Pi asks the writer which version of the saga he prefers. The animal version, he replies. Pi gives him the report filed by the ship company representatives, which reads that Pi held the record for shipwreck survivor longest at sea, and simply notes that he was accompanied by a Bengal tiger. We are left to interpret that comment ourselves. Does this last note demonstrate that there was evidence of a Bengal tiger on the ship and hence lends credence to Pi’s story? Or does it merely indicate that the company representatives preferred the fantastical version?

Somehow the audience is expected to come full circle—the beginning of the film asks questions about God’s existence and the human spiritual experience and the movie ends with Pi uttering cryptic lines that are supposed to have answered these questions. I left the theater rather unsatisfied, not because there were no answers, but because Lee failed to even provide the connection between the three parts of the film. We moved from big questions in the first part to an end that jumped to a vague interpretation of the castaway experience.

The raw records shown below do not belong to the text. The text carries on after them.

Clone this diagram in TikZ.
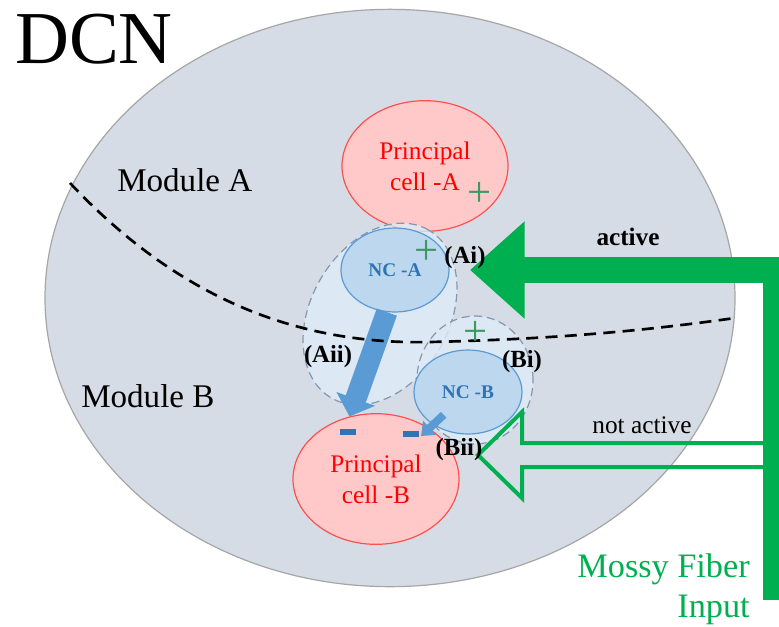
\documentclass[tikz,border=0pt]{standalone}
\usepackage{fontspec}
\setmainfont{Liberation Serif}
\usetikzlibrary{arrows.meta,shapes.geometric,calc}
\definecolor{dcnfill}{HTML}{D6DCE5}
\definecolor{dcnline}{HTML}{A6A6A6}
\definecolor{pcfill}{HTML}{FFC9C9}
\definecolor{pcline}{HTML}{FF5050}
\definecolor{pctext}{HTML}{FF0000}
\definecolor{ncfill}{HTML}{BDD7EE}
\definecolor{ncline}{HTML}{5B9BD5}
\definecolor{nctext}{HTML}{2E75B6}
\definecolor{zonefill}{HTML}{DEEBF7}
\definecolor{zoneline}{HTML}{8497B0}
\definecolor{mossy}{HTML}{00B050}
\definecolor{plusgreen}{HTML}{3C9A5F}

\begin{document}
\begin{tikzpicture}[x=0.75pt,y=-0.75pt,>=Latex,
  pcell/.style={ellipse,draw=pcline,fill=pcfill,line width=0.9pt,minimum width=124.5pt,minimum height=98pt,inner sep=0pt,text=pctext,align=center,font=\fontsize{19}{23}\selectfont},
  nccell/.style={ellipse,draw=ncline,fill=ncfill,line width=0.9pt,minimum width=81pt,minimum height=63pt,inner sep=0pt,text=nctext,font=\fontsize{14.5}{17}\selectfont\bfseries},
  nczone/.style={ellipse,draw=zoneline,fill=zonefill,fill opacity=0.8,dash pattern=on 6pt off 3.5pt,line width=0.9pt,inner sep=0pt},
  synlabel/.style={font=\fontsize{18.5}{20}\selectfont\bfseries,inner sep=0pt},
  plussign/.style={text=plusgreen,font=\fontsize{32}{32}\selectfont,inner sep=0pt},
  minussign/.style={fill=nctext,minimum width=12pt,minimum height=3.8pt,inner sep=0pt},
  inhib/.style={draw=ncline,line width=16pt,-{Triangle[length=14pt,width=30pt]}},
  inhibsmall/.style={draw=ncline,line width=6pt,-{Triangle[length=9pt,width=14pt]}},
  activefiber/.style={draw=mossy,line width=19.5pt,-{Triangle[length=41pt,width=70.5pt]}},
  idlefiber/.style={draw=mossy,line width=3pt},
  border/.style={draw=black,dash pattern=on 9pt off 5.5pt,line width=2pt}]
  \useasboundingbox (0,0) rectangle (779,626);
  \fill[white] (0,0) rectangle (779,626);

  \node[ellipse,draw=dcnline,fill=dcnfill,line width=0.9pt,minimum width=517.5pt,minimum height=433pt] (dcn) at (390,298) {};
  \node[anchor=base west,inner sep=0pt,font=\fontsize{56}{56}\selectfont] (dcntitle) at (15,63) {DCN};
  \node[anchor=base west,inner sep=0pt,font=\fontsize{24.8}{28}\selectfont] (modA) at (117,191) {Module A};
  \node[anchor=base west,inner sep=0pt,font=\fontsize{24.8}{28}\selectfont] (modB) at (81,407) {Module B};

  \node[pcell] (pcA) at (425,166) {Principal\\cell -A};
  \node[pcell] (pcB) at (376,479) {Principal\\cell -B};

  \node[nczone,rotate=60,minimum width=145.5pt,minimum height=103.5pt] (zoneA) at (380,314) {};
  \node[nczone,minimum width=87pt,minimum height=96pt] (zoneB) at (475,380) {};
  \node[nccell] (ncA) at (395,270) {NC -A};
  \node[nccell] (ncB) at (468,392) {NC -B};

  \coordinate (biiend) at (421,436);
  \draw[inhib] (ncA.259) -- (pcB.113);
  \draw[inhibsmall,shorten <=25pt] (ncB.center) -- (biiend);

  \draw[border] (70,183) .. controls (180,300) and (300,345) .. (430,342) .. controls (560,339) and (650,330) .. (735,318);

  \coordinate (biitip) at (478,455);
  \coordinate (mfbottom) at (776,600);
  \coordinate (aitip) at (470,270);
  \draw[idlefiber] ($(biitip)+(292,-12)$) -- ++(-248,0) -- ++(0,-31) -- (biitip) -- ++(44,43) -- ++(0,-31) -- ++(248,0);
  \draw[activefiber] (mfbottom) |- (aitip);

  \node[minussign] (mA) at (348,432) {};
  \node[minussign] (mB) at (411,434) {};
  \node[plussign] (pA) at (480,194) {+};
  \node[plussign] (pAi) at (427,252) {+};
  \node[plussign] (pBi) at (476,333) {+};

  \node[synlabel] (ai) at (465,258) {(Ai)};
  \node[synlabel] (aii) at (328,357) {(Aii)};
  \node[synlabel] (bi) at (522,362) {(Bi)};
  \node[synlabel] (bii) at (459,450) {(Bii)};

  \node[anchor=base,inner sep=0pt,font=\fontsize{18.9}{20}\selectfont\bfseries] (act) at (628,245) {active};
  \node[anchor=base,inner sep=0pt,font=\fontsize{19}{20}\selectfont] (nact) at (642,433) {not active};
  \node[anchor=base east,inner sep=0pt,text=mossy,font=\fontsize{25.7}{30}\selectfont] (mossyA) at (750,577) {Mossy Fiber};
  \node[anchor=base east,inner sep=0pt,text=mossy,font=\fontsize{25.7}{30}\selectfont] (mossyB) at (750,617) {Input};
\end{tikzpicture}
\end{document}
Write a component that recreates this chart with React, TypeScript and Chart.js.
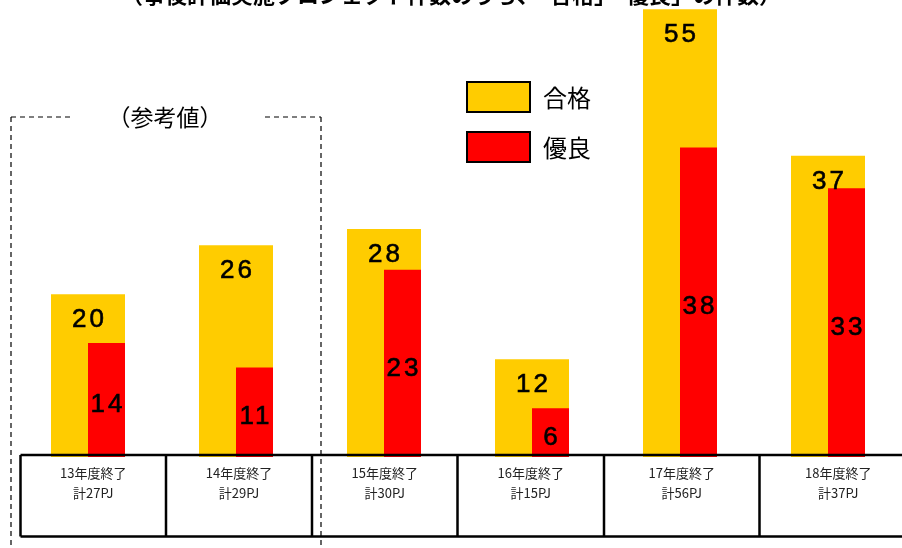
import { useEffect, useRef } from 'react';
import { Chart, registerables } from 'chart.js';

Chart.register(...registerables);

// ---- data ----
const categories = ['13年度終了', '14年度終了', '15年度終了', '16年度終了', '17年度終了', '18年度終了'];
const totalProjects = [27, 29, 30, 15, 56, 37];
const passCounts = [20, 26, 28, 12, 55, 37];
const excellentCounts = [14, 11, 23, 6, 38, 33];
const seriesNames = ['合格', '優良'];
const titleText = '（事後評価実施プロジェクト件数のうち、「合格」「優良」の件数）';
const referenceNote = '（参考値）';

// ---- layout / style constants ----
const YELLOW = '#FFCC00';
const RED = '#FF0000';
const tableEdges = [20.5, 166, 312, 457.5, 604, 759.5, 917];
const JP = '"Noto Sans CJK JP", "Noto Sans", sans-serif';

const overlayPlugin = {
  id: 'overlay',
  afterDraw(chart: any) {
    const ctx: CanvasRenderingContext2D = chart.ctx;
    ctx.save();

    // title (mostly cut off at top)
    ctx.fillStyle = '#000';
    ctx.font = `bold 22px ${JP}`;
    ctx.textAlign = 'center';
    ctx.textBaseline = 'alphabetic';
    ctx.fillText(titleText, 451, 3);

    // value labels
    const redMeta = chart.getDatasetMeta(1);
    const yellowMeta = chart.getDatasetMeta(2);
    ctx.font = '26px "Liberation Sans", Arial, sans-serif';
    (ctx as any).letterSpacing = '3px';
    ctx.textAlign = 'center';
    ctx.textBaseline = 'middle';
    ctx.strokeStyle = '#000';
    ctx.lineWidth = 0.6;
    const label = (t: string, x: number, y: number) => {
      ctx.fillText(t, x, y);
      ctx.strokeText(t, x, y);
    };
    yellowMeta.data.forEach((el: any, i: number) => {
      label(String(passCounts[i]), el.x + 1.5, el.y + 26);
    });
    redMeta.data.forEach((el: any, i: number) => {
      label(String(excellentCounts[i]), el.x + 1.5, (el.y + el.base) / 2 + 5);
    });
    (ctx as any).letterSpacing = '0px';

    // table
    const top = 455;
    const bottom = 536.5;
    ctx.strokeStyle = '#000';
    ctx.lineWidth = 2.5;
    ctx.setLineDash([]);
    ctx.beginPath();
    ctx.moveTo(tableEdges[0], top);
    ctx.lineTo(902, top);
    ctx.moveTo(tableEdges[0], bottom);
    ctx.lineTo(902, bottom);
    tableEdges.forEach((x) => {
      ctx.moveTo(x, top);
      ctx.lineTo(x, bottom);
    });
    ctx.stroke();

    ctx.fillStyle = '#222';
    ctx.font = `13px ${JP}`;
    ctx.textAlign = 'center';
    ctx.textBaseline = 'middle';
    categories.forEach((c, i) => {
      const cx = (tableEdges[i] + tableEdges[i + 1]) / 2;
      ctx.fillText(c, cx, 473);
      ctx.fillText(`計${totalProjects[i]}PJ`, cx, 493);
    });

    // reference dashed frame
    ctx.strokeStyle = '#000';
    ctx.lineWidth = 1.2;
    ctx.setLineDash([5, 4]);
    ctx.beginPath();
    ctx.moveTo(11, 117);
    ctx.lineTo(70, 117);
    ctx.moveTo(265, 117);
    ctx.lineTo(321, 117);
    ctx.moveTo(11, 117);
    ctx.lineTo(11, 548);
    ctx.moveTo(321, 117);
    ctx.lineTo(321, 548);
    ctx.stroke();
    ctx.setLineDash([]);

    ctx.fillStyle = '#000';
    ctx.font = `23px ${JP}`;
    ctx.textAlign = 'center';
    ctx.fillText(referenceNote, 165, 117);

    // legend
    const boxes = [
      { color: YELLOW, y: 82, label: seriesNames[0] },
      { color: RED, y: 132, label: seriesNames[1] },
    ];
    ctx.lineWidth = 2;
    ctx.strokeStyle = '#000';
    ctx.font = `24px ${JP}`;
    ctx.textAlign = 'left';
    boxes.forEach((b) => {
      ctx.fillStyle = b.color;
      ctx.fillRect(467, b.y, 63, 30);
      ctx.strokeRect(467, b.y, 63, 30);
      ctx.fillStyle = '#000';
      ctx.fillText(b.label, 543, b.y + 16);
    });

    ctx.restore();
  },
};

export default function App() {
  const ref = useRef<HTMLCanvasElement>(null);

  useEffect(() => {
    document.body.style.margin = '0';
    const chart = new Chart(ref.current!, {
      type: 'bar',
      data: {
        labels: categories,
        datasets: [
          {
            label: 'spacer',
            data: categories.map(() => null),
            backgroundColor: 'rgba(0,0,0,0)',
            borderWidth: 0,
            grouped: true,
            categoryPercentage: 0.5,
            barPercentage: 1,
            order: 0,
          } as any,
          {
            label: seriesNames[1],
            data: excellentCounts,
            backgroundColor: RED,
            borderWidth: 0,
            grouped: true,
            categoryPercentage: 0.5,
            barPercentage: 1,
            order: 1,
          },
          {
            label: seriesNames[0],
            data: passCounts,
            backgroundColor: YELLOW,
            borderWidth: 0,
            grouped: false,
            categoryPercentage: 1,
            barPercentage: 0.5,
            order: 2,
          },
        ],
      },
      options: {
        animation: false,
        responsive: true,
        maintainAspectRatio: false,
        events: [],
        layout: { padding: { left: 14, right: 0, top: 1, bottom: 91 } },
        plugins: {
          legend: { display: false },
          tooltip: { enabled: false },
          title: { display: false },
        },
        scales: {
          x: { display: false, offset: true },
          y: { display: false, min: 0, max: 56 },
        },
      },
      plugins: [overlayPlugin],
    });
    return () => chart.destroy();
  }, []);

  return (
    <div style={{ position: 'absolute', left: 0, top: 0, width: 902, height: 548 }}>
      <canvas ref={ref} />
    </div>
  );
}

The clear import of the closing scene is that we can choose to view reality as mundane and material, or we can see it in all its manifold beauty that whispers the existence of God as corroborated by mindboggling providence. There is something inherent in us that wants to believe the latter and, lucky for us, the latter is true. If anything, Life of Pi is an argument for the existence of God based on the experience of beauty—whether it is physical beauty (the trailer shows jaw-dropping scenes of splendor that do not disappoint) or the beauty of storytelling.

Life of Pi oddly lacks a theodicy. It doesn’t address the pain of why Pi’s parents had to die and why there’s a Darwinian food chain in the lifeboat. The story might be trying to go one-step more and relegate these painful episodes to being part of the conflict—a necessary component to any good story. And that’s what we’re wrapped up in: the story of the universal soul. This is intellectually rooted in Hindu-Buddhistic views of cyclical history that can celebrate such a story of suffering without demanding justice from a higher power.

To sum it up, the appetizer in the beginning and the dessert at the end tasted good, but the main course seemed completely unrelated to either. The whole time spent eating the main course was similar to an idyllic and eye-popping version of Tom Hanks’s Castaway that singularly focused on survival. I have not read the book, so I’m not sure if Martel does a better job with this, but Lee’s adaptation left something to be desired.